China Stocks Rally After Benchmark Falls Under 2016 Closing Low

Other indexes on the mainland and in Hong Kong climbed Monday afternoon. The China Securities Journal reported that officials met with analysts to seek their views on markets, potentially providing a boost, according to Linus Yip, a strategist with First Shanghai Securities Ltd.

“The securities regulator is said to have held a closed-door meeting with analysts, that may have fueled expectations there’ll be some moves to stabilize the market,” Yip said.

Around $1.5 trillion has been wiped from the Shanghai Composite Index since it hit a more than two-year high in January. Investors have been spooked by factors ranging from Beijing’s deleveraging campaign and its impact on liquidity, to a heated trade dispute with the U.S., a weakening yuan and signs of a slowing economy. The Shanghai measure is among the world’s worst performers this year.

“Authorities certainly don’t want to see stocks slide further, valuations at current levels appear attractive, though it would be hard to revive sentiment on the market,” said Shen Zhengyang, Shanghai-based strategist with Northeast Securities Co. “The trade negotiations that are dragging on will continue to cloud the market outlook.”

Chinese equity gauges have fared poorly for most of 2018. The CSI 300 Index is down 26 percent from its January high and the ChiNext gauge of small caps and technology stocks has fallen 24 percent since the end of March.

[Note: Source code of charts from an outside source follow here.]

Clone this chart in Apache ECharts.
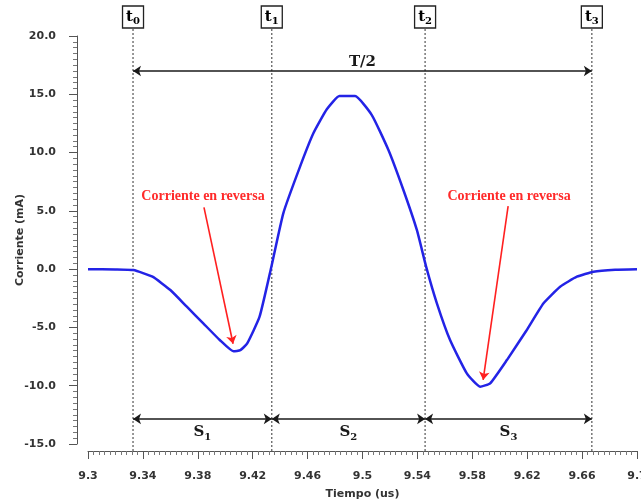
<!DOCTYPE html>
<html>
<head>
  <meta charset="UTF-8">
  <title>Corriente en reversa</title>
  <style>
    body { margin: 0; background: #fff; }
    #main { width: 641px; height: 502px; }
  </style>
</head>
<body>
  <div id="main"></div>
  <script src="https://cdn.jsdelivr.net/npm/echarts@6/dist/echarts.min.js"></script>
  <script>
    // current waveform
    const timeUs = [9.300, 9.320, 9.333, 9.347, 9.360, 9.372, 9.384, 9.396, 9.406, 9.411,
      9.416, 9.425, 9.4334, 9.4423, 9.4545, 9.4642, 9.4740, 9.4832, 9.4946, 9.5068,
      9.5189, 9.5298, 9.5396, 9.5464, 9.5542, 9.5638, 9.5760, 9.5857, 9.5930, 9.6052,
      9.6197, 9.6319, 9.6440, 9.6562, 9.6683, 9.6841, 9.700];
    const currentMa = [0.0, -0.02, -0.08, -0.65, -1.79, -3.22, -4.65, -6.08, -7.05, -6.95,
      -6.37, -4.08, 0.1, 4.79, 8.79, 11.65, 13.71, 14.85, 14.85, 13.22,
      10.22, 6.79, 3.36, 0.2, -2.93, -6.08, -8.94, -10.08, -9.8, -7.8,
      -5.22, -2.93, -1.51, -0.65, -0.22, -0.05, 0.0];

    // switching instants t0..t3 and the interval labels
    const instants = [9.3328, 9.4339, 9.5456, 9.6671];
    const instantSubs = ['0', '1', '2', '3'];
    const spanSubs = ['1', '2', '3'];
    const periodLabel = 'T/2';
    const noteText = 'Corriente en reversa';

    // annotation anchors in data units: [textX, textY, arrowFromX, arrowFromY, arrowToX, arrowToY]
    const notes = [
      [9.3838, 6.2, 9.3845, 5.3, 9.4057, -6.4],
      [9.6068, 6.2, 9.6061, 5.4, 9.5879, -9.5]
    ];
    const periodY = 17.0;
    const spanY = -12.85;
    const boxY = 21.63;
    const guideTop = 20.94;
    const guideBottom = -15.6;

    const chart = echarts.init(document.getElementById('main'));

    const serif = 'DejaVu Serif';
    const subRich = {
      b: { fontFamily: serif, fontWeight: 'bold', fontSize: 15, color: '#1a1a1a' },
      s: { fontFamily: serif, fontWeight: 'bold', fontSize: 10, color: '#1a1a1a', padding: [9, 0, 0, 0] }
    };

    const points = timeUs.map((t, i) => [t, currentMa[i]]);

    chart.setOption({
      animation: false,
      backgroundColor: '#fff',
      grid: { left: 88, right: 4, top: 36, bottom: 58, containLabel: false, outerBoundsMode: 'none' },
      xAxis: {
        type: 'value',
        min: 9.3,
        max: 9.7,
        interval: 0.04,
        offset: 7,
        name: 'Tiempo (us)',
        nameLocation: 'middle',
        nameGap: 38,
        nameTextStyle: { fontFamily: 'DejaVu Sans', fontWeight: 'bold', fontSize: 11, color: '#333' },
        axisLine: { onZero: false, lineStyle: { color: '#555', width: 1 } },
        axisTick: { length: 8, lineStyle: { color: '#555' } },
        minorTick: { show: true, splitNumber: 10, length: 4, lineStyle: { color: '#777' } },
        axisLabel: {
          margin: 20,
          fontFamily: 'DejaVu Sans', fontWeight: 'bold', fontSize: 11, color: '#333',
          formatter: v => String(parseFloat(v.toFixed(2)))
        },
        splitLine: { show: false }
      },
      yAxis: {
        type: 'value',
        min: -15,
        max: 20,
        interval: 5,
        offset: 11,
        name: 'Corriente (mA)',
        nameLocation: 'middle',
        nameGap: 51,
        nameMoveOverlap: false,
        nameTextStyle: { fontFamily: 'DejaVu Sans', fontWeight: 'bold', fontSize: 11, color: '#333' },
        axisLine: { show: true, onZero: false, lineStyle: { color: '#555', width: 1 } },
        axisTick: { show: true, length: 8, lineStyle: { color: '#555' } },
        minorTick: { show: true, splitNumber: 10, length: 4, lineStyle: { color: '#777' } },
        axisLabel: {
          margin: 21,
          fontFamily: 'DejaVu Sans', fontWeight: 'bold', fontSize: 11, color: '#333',
          formatter: v => v.toFixed(1)
        },
        splitLine: { show: false }
      },
      series: [
        {
          type: 'line',
          data: points,
          clip: false,
          showSymbol: false,
          smooth: 0.15,
          lineStyle: { color: '#2323e6', width: 2.5 },
          z: 5,
          markPoint: {
            silent: true,
            data: notes.map(n => ({
              coord: [n[0], n[1]],
              symbol: 'rect',
              symbolSize: 0,
              label: {
                show: true, position: 'inside',
                formatter: noteText,
                fontFamily: 'Liberation Serif', fontWeight: 'bold', fontSize: 14, color: '#ff2a2a'
              }
            }))
          }
        },
        {
          type: 'line',
          data: [],
          clip: false,
          markLine: {
            silent: true,
            symbol: ['arrow', 'arrow'],
            symbolSize: 8,
            lineStyle: { color: '#1a1a1a', type: 'solid', width: 1.6 },
            data: [[
              { coord: [instants[0], periodY],
                label: { show: true, position: 'insideMiddleTop', distance: 1, formatter: periodLabel,
                  fontFamily: serif, fontWeight: 'bold', fontSize: 15, color: '#1a1a1a' } },
              { coord: [instants[3], periodY] }
            ]].concat(spanSubs.map((s, i) => [
              { coord: [instants[i], spanY],
                label: { show: true, position: 'insideMiddleBottom', distance: 4,
                  formatter: '{b|S}{s|' + s + '}', rich: subRich } },
              { coord: [instants[i + 1], spanY] }
            ]))
          }
        },
        {
          type: 'line',
          data: [],
          clip: false,
          markLine: {
            silent: true,
            symbol: ['none', 'arrow'],
            symbolSize: 8,
            lineStyle: { color: '#ff2020', type: 'solid', width: 1.6 },
            label: { show: false },
            data: notes.map(n => [{ coord: [n[2], n[3]] }, { coord: [n[4], n[5]] }])
          }
        }
      ]
    });

    // dotted guides and t-boxes sit partly outside the grid, so place them through the axes
    const graphics = [];
    instants.forEach((t, i) => {
      const top = chart.convertToPixel({ gridIndex: 0 }, [t, guideTop]);
      const bottom = chart.convertToPixel({ gridIndex: 0 }, [t, guideBottom]);
      const box = chart.convertToPixel({ gridIndex: 0 }, [t, boxY]);
      graphics.push({
        type: 'line', silent: true, z: 1,
        shape: { x1: top[0], y1: top[1], x2: bottom[0], y2: bottom[1] },
        style: { stroke: '#555', lineWidth: 1.2, lineDash: [2, 2] }
      });
      graphics.push({
        type: 'rect', silent: true, z: 10,
        shape: { x: box[0] - 10.5, y: box[1] - 11, width: 21, height: 22 },
        style: { fill: '#fff', stroke: '#222', lineWidth: 1.3 }
      });
      graphics.push({
        type: 'text', silent: true, z: 11,
        x: box[0], y: box[1],
        style: {
          text: '{b|t}{s|' + instantSubs[i] + '}',
          rich: subRich,
          align: 'center', verticalAlign: 'middle'
        }
      });
    });
    chart.setOption({ graphic: graphics });
  </script>
</body>
</html>
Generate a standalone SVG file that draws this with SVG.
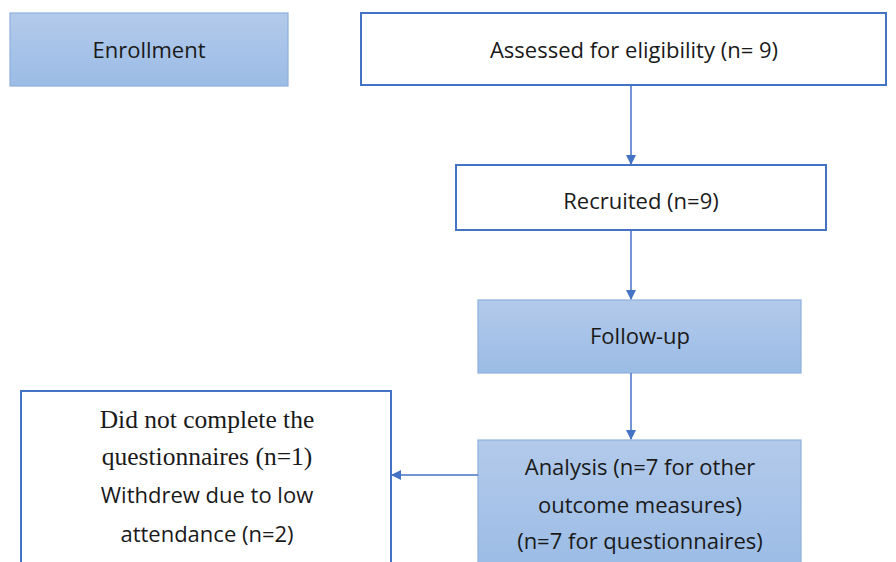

“China’s economic policies and deleveraging over the past few years made small and private firms the biggest victims, so unless that policy orientation is changed to reinvigorate the economy, I don’t see any turnaround in stocks,” said Sun Jianbo, president of China Vision Capital Management in Beijing.

Turnover on mainland exchanges fell to 264.6 billion yuan ($39 billion) Monday, the lowest in six months.

Some of the day’s moves:

  • CSI 300 Index rises 1.2 percent, erasing 0.6 percent loss.
  • ChiNext adds 0.1 percent after falling as much as 2.1 percent.
  • Hang Seng Index up 1.4 percent in Hong Kong, most since Aug. 7.
  • Hang Seng China Enterprises Index rises 1.1 percent, also most in nearly two weeks.
  • Onshore yuan strengthens 0.52 percent to 6.8510 per dollar. Offshore yuan falls 0.08 percent to 6.8422.
  • Yield on 10-year government bonds drops one basis point to 3.65 percent.